*What you should do*:
Report, word for word, every line of the material that contains "size".

*Dataset excerpt*:
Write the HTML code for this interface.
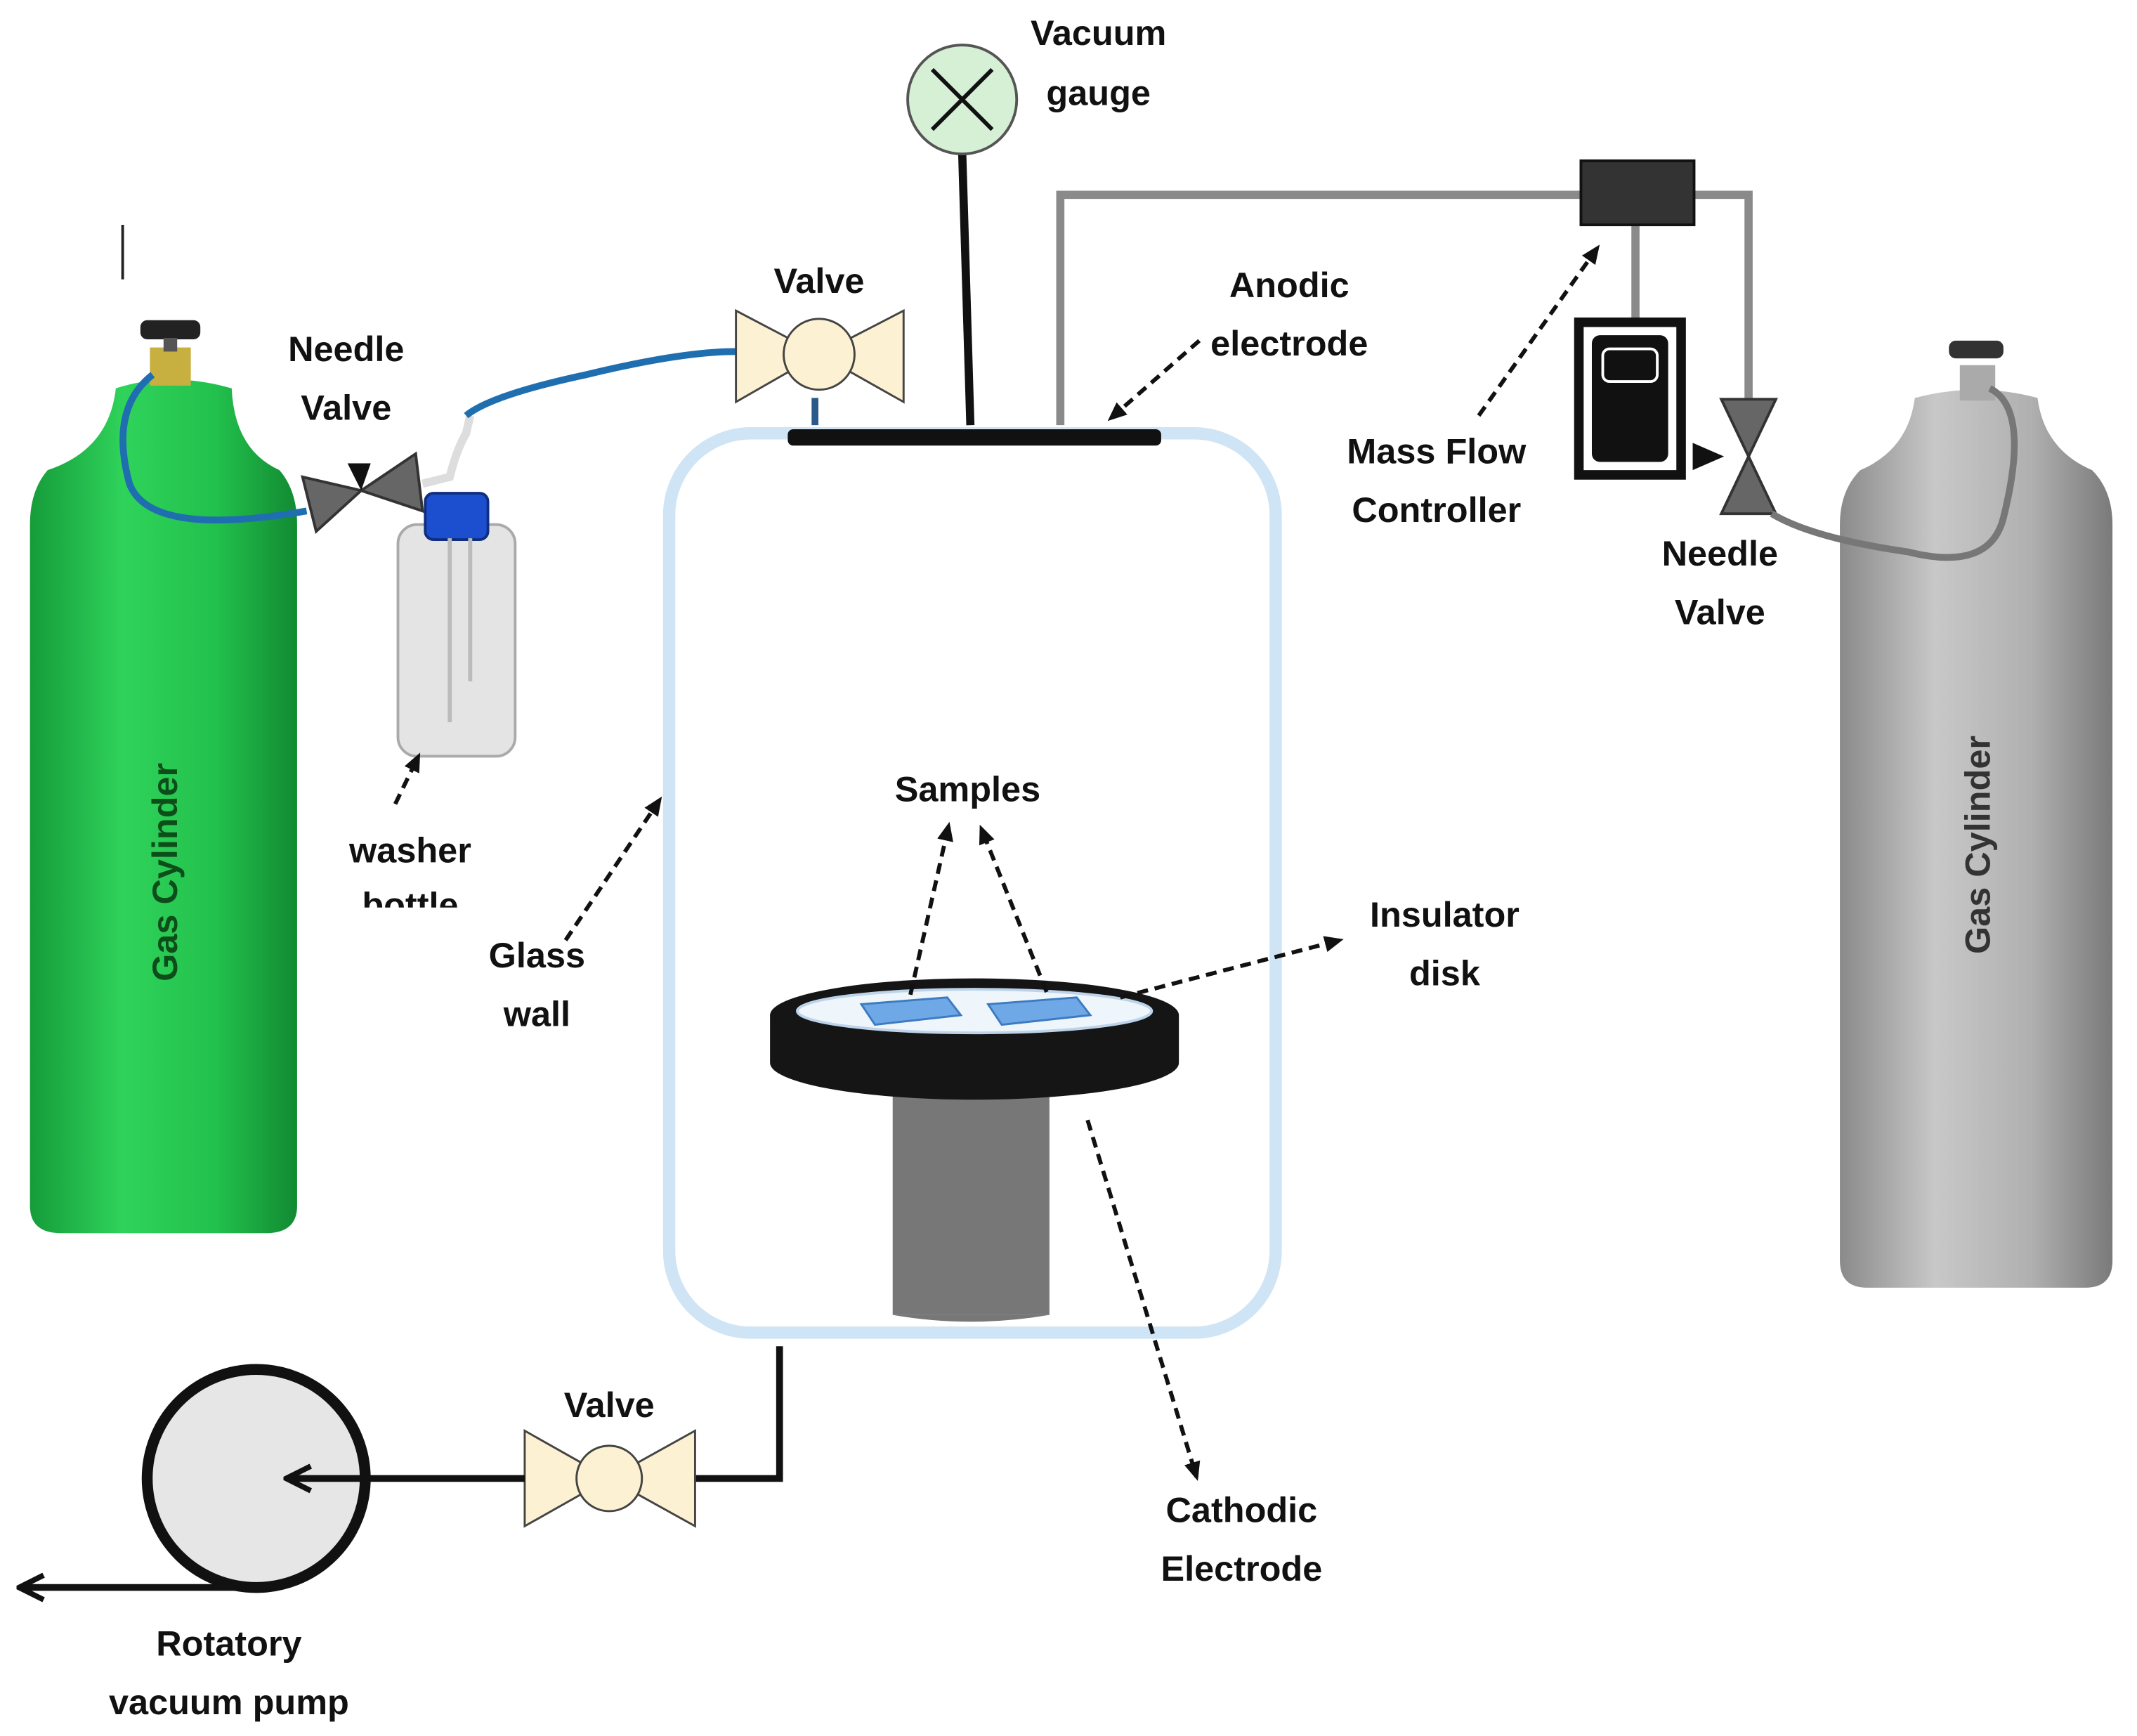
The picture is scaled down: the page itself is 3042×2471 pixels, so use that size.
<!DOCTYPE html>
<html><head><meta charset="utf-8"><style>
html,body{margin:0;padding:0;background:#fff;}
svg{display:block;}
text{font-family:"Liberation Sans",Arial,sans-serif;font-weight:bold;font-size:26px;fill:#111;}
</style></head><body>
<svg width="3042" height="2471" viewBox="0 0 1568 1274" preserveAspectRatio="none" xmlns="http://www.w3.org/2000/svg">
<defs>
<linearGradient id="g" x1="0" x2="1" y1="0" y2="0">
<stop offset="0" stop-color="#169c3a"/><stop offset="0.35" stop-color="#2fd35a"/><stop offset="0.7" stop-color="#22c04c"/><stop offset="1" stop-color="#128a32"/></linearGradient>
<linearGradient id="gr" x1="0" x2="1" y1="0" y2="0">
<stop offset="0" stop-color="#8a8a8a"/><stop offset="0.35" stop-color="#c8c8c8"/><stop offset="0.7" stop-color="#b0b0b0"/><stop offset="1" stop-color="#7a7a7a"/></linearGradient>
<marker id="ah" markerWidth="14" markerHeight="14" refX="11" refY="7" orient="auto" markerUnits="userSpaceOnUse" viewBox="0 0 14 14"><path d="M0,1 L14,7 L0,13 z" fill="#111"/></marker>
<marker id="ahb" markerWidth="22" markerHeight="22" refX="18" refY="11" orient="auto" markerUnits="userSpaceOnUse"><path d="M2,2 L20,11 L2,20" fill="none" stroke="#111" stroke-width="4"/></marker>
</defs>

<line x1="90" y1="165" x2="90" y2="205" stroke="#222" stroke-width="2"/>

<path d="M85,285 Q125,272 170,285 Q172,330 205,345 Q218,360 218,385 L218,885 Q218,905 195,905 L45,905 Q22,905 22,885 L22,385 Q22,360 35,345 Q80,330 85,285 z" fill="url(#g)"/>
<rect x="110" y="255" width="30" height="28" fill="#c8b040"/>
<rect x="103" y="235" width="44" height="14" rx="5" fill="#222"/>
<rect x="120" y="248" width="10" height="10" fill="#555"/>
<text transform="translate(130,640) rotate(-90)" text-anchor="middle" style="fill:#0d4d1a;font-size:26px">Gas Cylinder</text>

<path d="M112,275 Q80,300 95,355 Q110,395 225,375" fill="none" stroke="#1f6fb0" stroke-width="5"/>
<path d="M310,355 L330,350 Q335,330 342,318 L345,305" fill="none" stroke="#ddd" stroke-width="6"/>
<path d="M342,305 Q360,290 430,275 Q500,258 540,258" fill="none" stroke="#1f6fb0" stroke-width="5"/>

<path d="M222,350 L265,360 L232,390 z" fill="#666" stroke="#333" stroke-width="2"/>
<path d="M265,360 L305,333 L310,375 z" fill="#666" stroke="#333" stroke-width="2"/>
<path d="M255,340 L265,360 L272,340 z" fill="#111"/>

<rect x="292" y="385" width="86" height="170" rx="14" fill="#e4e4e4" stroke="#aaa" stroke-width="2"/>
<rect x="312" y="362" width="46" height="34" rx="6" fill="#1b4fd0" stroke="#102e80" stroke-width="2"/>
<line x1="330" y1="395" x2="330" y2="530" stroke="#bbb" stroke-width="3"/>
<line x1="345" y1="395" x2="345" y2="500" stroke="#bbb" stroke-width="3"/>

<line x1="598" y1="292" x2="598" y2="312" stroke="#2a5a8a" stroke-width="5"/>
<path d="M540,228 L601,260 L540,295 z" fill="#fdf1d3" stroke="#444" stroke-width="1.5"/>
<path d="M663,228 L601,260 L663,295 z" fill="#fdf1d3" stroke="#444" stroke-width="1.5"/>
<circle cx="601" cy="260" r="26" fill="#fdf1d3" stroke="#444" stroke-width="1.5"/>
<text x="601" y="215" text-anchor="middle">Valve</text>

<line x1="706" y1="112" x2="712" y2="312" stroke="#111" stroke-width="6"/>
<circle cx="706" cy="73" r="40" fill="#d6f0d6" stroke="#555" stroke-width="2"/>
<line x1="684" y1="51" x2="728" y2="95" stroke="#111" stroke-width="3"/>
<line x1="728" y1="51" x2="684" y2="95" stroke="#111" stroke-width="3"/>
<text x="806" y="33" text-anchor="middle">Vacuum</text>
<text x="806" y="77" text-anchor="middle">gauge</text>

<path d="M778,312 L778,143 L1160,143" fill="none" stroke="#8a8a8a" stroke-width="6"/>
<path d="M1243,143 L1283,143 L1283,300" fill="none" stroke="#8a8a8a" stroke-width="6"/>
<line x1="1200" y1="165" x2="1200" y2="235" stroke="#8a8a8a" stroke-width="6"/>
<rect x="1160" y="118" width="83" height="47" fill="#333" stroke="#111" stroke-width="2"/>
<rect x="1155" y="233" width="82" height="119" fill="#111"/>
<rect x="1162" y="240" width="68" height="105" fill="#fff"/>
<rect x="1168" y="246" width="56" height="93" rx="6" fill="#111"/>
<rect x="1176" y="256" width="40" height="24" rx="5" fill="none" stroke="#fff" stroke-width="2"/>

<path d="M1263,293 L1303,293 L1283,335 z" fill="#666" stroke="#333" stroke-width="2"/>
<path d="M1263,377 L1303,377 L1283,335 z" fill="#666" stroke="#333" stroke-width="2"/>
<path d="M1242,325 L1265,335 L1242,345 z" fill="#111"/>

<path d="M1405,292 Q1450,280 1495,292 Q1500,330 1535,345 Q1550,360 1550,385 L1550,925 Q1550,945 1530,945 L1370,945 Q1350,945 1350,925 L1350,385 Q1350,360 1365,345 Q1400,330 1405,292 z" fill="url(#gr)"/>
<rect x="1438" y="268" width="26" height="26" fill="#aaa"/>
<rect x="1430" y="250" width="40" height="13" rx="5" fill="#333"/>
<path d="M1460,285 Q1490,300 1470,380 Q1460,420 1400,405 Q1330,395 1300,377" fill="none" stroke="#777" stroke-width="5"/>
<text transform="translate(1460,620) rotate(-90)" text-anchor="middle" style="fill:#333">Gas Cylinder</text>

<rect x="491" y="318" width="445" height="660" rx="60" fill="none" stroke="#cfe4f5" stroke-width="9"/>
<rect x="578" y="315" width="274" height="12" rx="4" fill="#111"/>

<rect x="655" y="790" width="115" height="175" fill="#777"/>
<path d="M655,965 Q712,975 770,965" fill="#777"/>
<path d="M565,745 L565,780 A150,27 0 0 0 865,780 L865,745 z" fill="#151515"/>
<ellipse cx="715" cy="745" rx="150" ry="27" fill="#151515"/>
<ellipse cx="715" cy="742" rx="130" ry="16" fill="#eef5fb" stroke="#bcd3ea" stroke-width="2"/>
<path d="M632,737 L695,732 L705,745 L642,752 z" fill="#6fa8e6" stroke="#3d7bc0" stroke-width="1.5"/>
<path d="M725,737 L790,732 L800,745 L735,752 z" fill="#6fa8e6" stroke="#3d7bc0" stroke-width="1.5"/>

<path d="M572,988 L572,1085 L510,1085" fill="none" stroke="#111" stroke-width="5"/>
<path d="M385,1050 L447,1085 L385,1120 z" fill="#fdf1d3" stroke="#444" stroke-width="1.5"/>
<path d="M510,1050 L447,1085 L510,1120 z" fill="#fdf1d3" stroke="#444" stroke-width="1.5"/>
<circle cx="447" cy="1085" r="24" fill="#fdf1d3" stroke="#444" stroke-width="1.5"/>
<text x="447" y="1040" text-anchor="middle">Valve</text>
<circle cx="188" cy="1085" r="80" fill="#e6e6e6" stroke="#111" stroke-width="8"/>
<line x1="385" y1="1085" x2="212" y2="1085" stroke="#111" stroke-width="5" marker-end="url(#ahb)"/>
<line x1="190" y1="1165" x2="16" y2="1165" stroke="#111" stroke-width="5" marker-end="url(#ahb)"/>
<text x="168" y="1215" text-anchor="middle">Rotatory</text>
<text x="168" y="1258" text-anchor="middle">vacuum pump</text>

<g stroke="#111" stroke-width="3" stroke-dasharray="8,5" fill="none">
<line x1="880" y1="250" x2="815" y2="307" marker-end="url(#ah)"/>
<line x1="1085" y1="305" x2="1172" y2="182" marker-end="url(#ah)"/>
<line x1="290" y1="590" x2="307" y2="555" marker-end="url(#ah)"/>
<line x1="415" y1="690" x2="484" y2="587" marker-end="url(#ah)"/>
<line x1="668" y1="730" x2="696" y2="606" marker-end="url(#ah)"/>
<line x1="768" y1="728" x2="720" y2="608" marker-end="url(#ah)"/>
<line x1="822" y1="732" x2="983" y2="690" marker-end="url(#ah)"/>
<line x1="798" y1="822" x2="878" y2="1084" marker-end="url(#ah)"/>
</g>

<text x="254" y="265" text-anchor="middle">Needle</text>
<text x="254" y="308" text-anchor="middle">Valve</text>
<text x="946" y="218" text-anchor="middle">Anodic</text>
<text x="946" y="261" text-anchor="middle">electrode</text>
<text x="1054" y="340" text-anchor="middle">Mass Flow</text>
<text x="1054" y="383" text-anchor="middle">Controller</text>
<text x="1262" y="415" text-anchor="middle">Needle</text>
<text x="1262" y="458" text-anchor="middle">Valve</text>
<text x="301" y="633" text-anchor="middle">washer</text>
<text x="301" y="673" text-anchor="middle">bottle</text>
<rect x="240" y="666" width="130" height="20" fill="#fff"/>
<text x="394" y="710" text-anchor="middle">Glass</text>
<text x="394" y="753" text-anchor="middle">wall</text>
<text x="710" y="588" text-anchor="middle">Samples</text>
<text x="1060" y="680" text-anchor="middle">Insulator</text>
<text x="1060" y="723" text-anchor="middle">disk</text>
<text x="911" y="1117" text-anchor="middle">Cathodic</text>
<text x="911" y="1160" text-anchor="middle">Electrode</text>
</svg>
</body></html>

*Correct answer*:
The picture is scaled down: the page itself is 3042×2471 pixels, so use that size.
text{font-family:"Liberation Sans",Arial,sans-serif;font-weight:bold;font-size:26px;fill:#111;}
<text transform="translate(130,640) rotate(-90)" text-anchor="middle" style="fill:#0d4d1a;font-size:26px">Gas Cylinder</text>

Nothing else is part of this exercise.